Zillow Group reported results for the second quarter of 2022 that, despite including an earnings decrease from the previous year, outstripped average Wall Street estimates.
The Seattle-based company posted a net income of $8 million or earnings per share of $0.47 for the second quarter, up three cents per share from last year and surpassing the average analyst estimate by 12 cents per share. EBITDA, or earnings before interest, taxes, depreciation, and amortization, was $164 million in the quarter, outpacing estimates of $152 million.
The company logged one billion dollars in sales in the second quarter, but revenue was down 23% from the second quarter of 2021.
Also down was premier agent revenue, which decreased 5% year-over-year to $333 million, as well as rental revenue, which dropped 3% year-over-year to $71 million.
On a recent earnings call, co-founder and CEO Rich Barton declared the company is “on firm ground” and “well-positioned for long-term growth” before joining a chorus of other industry leaders in attributing less than stellar financial results to the broader economic environment.
“[ The ] rapidly changing affordability picture has impacted home shoppers’ ability to find an affordable and an acceptable option, driving buyer sentiment to a 20-year low,” Barton said. “Reduced buyer demand has cooled the previously red-hot sellers’ market.”
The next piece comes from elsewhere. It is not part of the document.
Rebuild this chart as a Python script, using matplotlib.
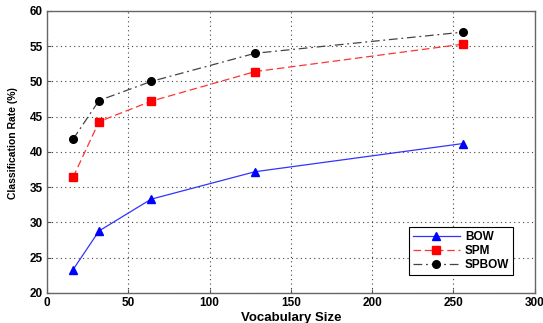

After establishing this inauspicious backdrop, Barton delved into several of the company’s important recent developments.
Chiefly, he trumpeted an exclusive, multi-year partnership with Opendoor, which will provide Zillow customers the opportunity to receive a cash offer on their home. He listed several strategic benefits associated with the partnership, including the ability to service sellers across more than 50 markets and the ability to connect premier agents with interested sellers that are looking to sell their home in the traditional way. Last year Zillow scrapped its own iBuyer business and has continued to “wind down” their related inventory in the second quarter.
Barton also lauded Zillow’s mobile apps and websites for their contribution in driving growth. Visits across all platforms during the second quarter were 2.9 billion, marking a 5% year-over-year increase.
Looking forward, Barton predicted continued lower purchase demand will result in year-over-year revenue decline of 12% for the third quarter of 2022.
The Fortune 500 company’s share price was up 0.43%, as of Tuesday morning (press time), since releasing their earnings report on Thursday.